Commutative endomorphism rings. Let $A$ be a commutative ring, and $M$ an $A$-module. Are there some reasonably general conditions (both on $A$ or $M$) assuring that the ring $\mathrm{End}_A(M)$ is commutative? I am also interested in classes of $A$-modules which have this property. Do they have a name?
 A: From the first hit of a google search  

CĂLUGĂREANU, G. and SCHULTZ, P. (2010) Modules with abelian endomorphism rings, Bulletin of the Australian Mathematical Society, 82(1), pp. 99–112

we can see that the problem is not even completely understood for $A=\mathbb Z$:

It is a long standing problem in abelian group theory to describe those groups $G$ whose endomorphism ring $\mathrm{End}(G)$ is commutative and those commutative rings which are isomorphic to the endomorphism ring of an abelian group. Krylov,
  Mikhalev and Tuganbaev [KMT03] present an authoritative survey of the history of the problems.
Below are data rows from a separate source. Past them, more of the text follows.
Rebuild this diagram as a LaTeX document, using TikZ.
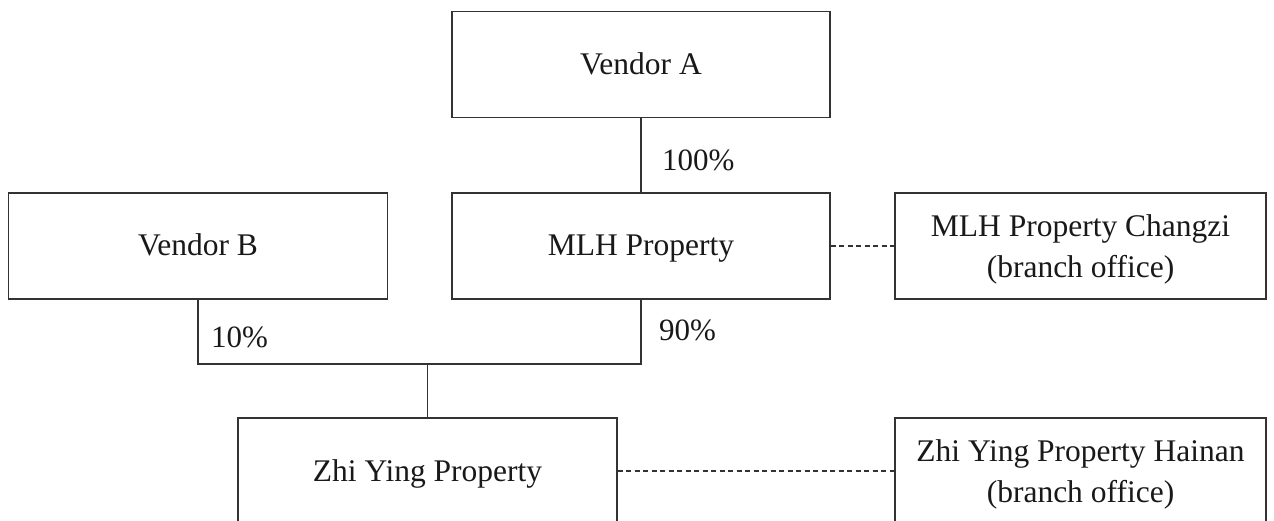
\documentclass[tikz,border=0pt]{standalone}
\usepackage{fontspec}
\setmainfont{Liberation Serif}
\begin{document}
\begin{tikzpicture}[x=1pt,y=-1pt,
  box/.style={draw=black!80,line width=1.3pt,rectangle,minimum width=378pt,minimum height=106pt,inner sep=0pt,align=center,text=black!90,font=\fontsize{31.5}{41}\selectfont,text height=27pt,text depth=7pt},
  boxtwo/.style={box,text height=70pt,text depth=7pt},
  pct/.style={anchor=west,inner sep=0pt,text=black!90,font=\fontsize{31}{38}\selectfont},
  conn/.style={draw=black!80,line width=1.3pt},
  dashconn/.style={draw=black!80,line width=1.2pt,dash pattern=on 5pt off 3.5pt}]
\clip (0,0) rectangle (1274,521);
\fill[white] (0,0) rectangle (1274,521);
\node[box] (A) at (641,64.5) {Vendor A};
\node[box] (M) at (641,246) {MLH Property};
\node[box,minimum width=379pt] (B) at (198,246) {Vendor B};
\node[boxtwo,minimum width=371pt] (C) at (1080.5,246) {MLH Property Changzi\\(branch office)};
\node[box,minimum width=379pt] (Z) at (427.5,471) {Zhi Ying Property};
\node[boxtwo,minimum width=371pt] (H) at (1080.5,471) {Zhi Ying Property Hainan\\(branch office)};
\coordinate (J) at (427,364);
\draw[conn] (A.south) -- (M.north);
\draw[conn] (B.south) -- (B.south |- J) -- (M.south |- J) -- (M.south);
\draw[conn] (Z.north) -- (Z.north |- J);
\draw[dashconn] (M.east) -- (C.west);
\draw[dashconn] (Z.east) -- (H.west);
\node[pct] (p100) at (662,160) {100\%};
\node[pct] (p10) at (211,337) {10\%};
\node[pct] (p90) at (659,330) {90\%};
\end{tikzpicture}
\end{document}
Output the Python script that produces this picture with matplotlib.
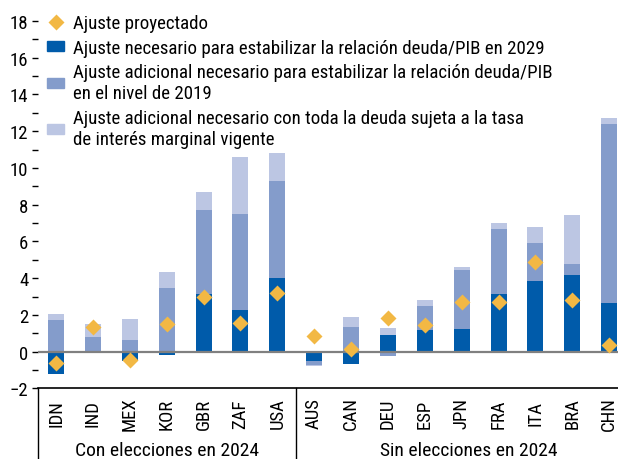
import matplotlib.pyplot as plt
import matplotlib.transforms as mtransforms
from matplotlib.patches import Patch
from matplotlib.lines import Line2D
import numpy as np

plt.rcParams['font.family'] = ['Roboto Condensed', 'Archivo Narrow',
                               'Liberation Sans Narrow', 'DejaVu Sans']

# data
countries = ['IDN', 'IND', 'MEX', 'KOR', 'GBR', 'ZAF', 'USA',
             'AUS', 'CAN', 'DEU', 'ESP', 'JPN', 'FRA', 'ITA', 'BRA', 'CHN']
necesario = [-1.22, 0.05, -0.50, -0.16, 3.14, 2.27, 4.01,
             -0.51, -0.67, 0.91, 1.18, 1.23, 3.14, 3.85, 4.17, 2.65]
adicional_2019 = [1.72, 0.75, 0.64, 3.47, 4.57, 5.23, 5.28,
                  -0.22, 1.34, -0.24, 1.31, 3.22, 3.54, 2.07, 0.60, 9.75]
adicional_marginal = [0.33, 0.70, 1.14, 0.87, 0.98, 3.10, 1.53,
                      -0.05, 0.55, 0.38, 0.32, 0.16, 0.32, 0.87, 2.67, 0.32]
proyectado = [-0.64, 1.36, -0.45, 1.50, 3.00, 1.56, 3.19,
              0.83, 0.13, 1.83, 1.47, 2.72, 2.70, 4.86, 2.81, 0.36]
groups = ['Con elecciones en 2024', 'Sin elecciones en 2024']
n_first = 7

labels = ['Ajuste necesario para estabilizar la relación deuda/PIB en 2029',
          'Ajuste adicional necesario para estabilizar la relación deuda/PIB\nen el nivel de 2019',
          'Ajuste adicional necesario con toda la deuda sujeta a la tasa\nde interés marginal vigente']
colors = ['#005BAA', '#849CCB', '#BCC6E3']
diamond_color = '#F2B844'

fig = plt.figure(figsize=(6.18, 4.6), dpi=100)
ax = fig.add_axes([0.0615, 0.1533, 0.9385, 0.799])

x = np.arange(len(countries))
width = 0.434

# stack positives upwards and negatives downwards
pos_bottom = np.zeros(len(x))
neg_bottom = np.zeros(len(x))
for vals, c in zip([necesario, adicional_2019, adicional_marginal], colors):
    vals = np.array(vals)
    bottom = np.where(vals >= 0, pos_bottom, neg_bottom)
    ax.bar(x, vals, width, bottom=bottom, color=c, zorder=2)
    pos_bottom += np.where(vals >= 0, vals, 0)
    neg_bottom += np.where(vals < 0, vals, 0)

ax.axhline(0, color='#808080', lw=1.6, zorder=3)
ax.plot(x, proyectado, 'D', color=diamond_color, ms=8, mec='none', zorder=4)

ax.set_xlim(-0.488, 15.24)
ax.set_ylim(-2, 18)

# y axis: ticks only, no spine
for s in ['left', 'right', 'top']:
    ax.spines[s].set_visible(False)
ax.spines['bottom'].set_linewidth(1.2)
ax.set_yticks(np.arange(-2, 19, 2))
ax.set_yticklabels([str(v).replace('-', '\u2212') for v in range(-2, 19, 2)])
ax.set_yticks(np.arange(-1, 18, 2), minor=True)
ax.tick_params(axis='y', which='both', length=4, width=1, labelsize=13.5, pad=3)
ax.set_xticks([])

# category table below the axis
trans = mtransforms.blended_transform_factory(ax.transData, ax.transAxes)
for xi, name in zip(x, countries):
    ax.text(xi, -0.0667, name, rotation=90, ha='center', va='center',
            fontsize=13.5, transform=trans)
ax.text((n_first - 1) / 2, -0.168, groups[0], ha='center', va='center',
        fontsize=14, transform=trans)
ax.text((n_first + len(x) - 1) / 2 + 0.2, -0.168, groups[1], ha='center',
        va='center', fontsize=14, transform=trans)
for xv in [-0.488, n_first - 0.5]:
    ax.plot([xv, xv], [0, -0.2], color='black', lw=1, transform=trans,
            clip_on=False)

handles = [Line2D([], [], marker='D', ls='none', color=diamond_color,
                  ms=8, mec='none')]
handles += [Patch(color=c) for c in colors]
leg = ax.legend(handles, ['Ajuste proyectado'] + labels, loc='upper left',
                bbox_to_anchor=(0.003, 1.04), frameon=False, fontsize=13.6,
                handlelength=0.9, handleheight=0.45, handletextpad=0.45,
                labelspacing=0.36, borderaxespad=0)

fig.savefig('out.png', dpi=100)
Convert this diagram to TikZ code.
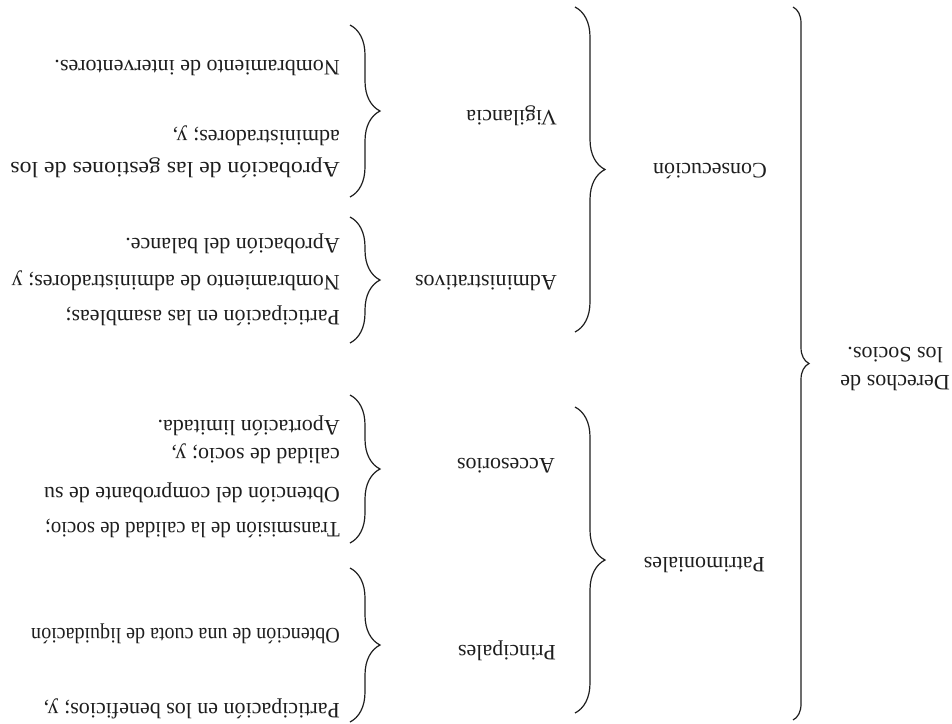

The known results are of two sorts: if $G$ is torsion, then a complete classification is known for both parts of the problem [KMT03, Corollary 19.3]; if $G$ is torsion–free, then no classification is feasible; instead, there are realization theorems stating that large classes of commutative rings can be realized as $\mathrm{End}(G)$ for some group $G$ [KMT03, Section 29]. Naturally, mixed groups lie between these two extremes.
The purpose of this paper is to generalize the problem by considering modules whose endomorphism ring is ‘almost commutative’. For example, we describe classes of modules whose endomorphism rings have commuting idempotents, or in which one–sided ideals are two–sided.

The Krylov - Mikhalev - Tuganbaev book appears to be available through googlebooks, too, and that looks to be a worthwhile read. 
Another interesting hit was this paper

Cox, S. H. Commutative endomorphism rings. Pacific J. Math. 45 (1973), no. 1, 87--91. http://projecteuclid.org/euclid.pjm/1102947710.

which describes a problem of Vasconcelos about rings where the endomorphism rings of each ideal are commutative. I didn't find anything to apply to this problem from that paper, however.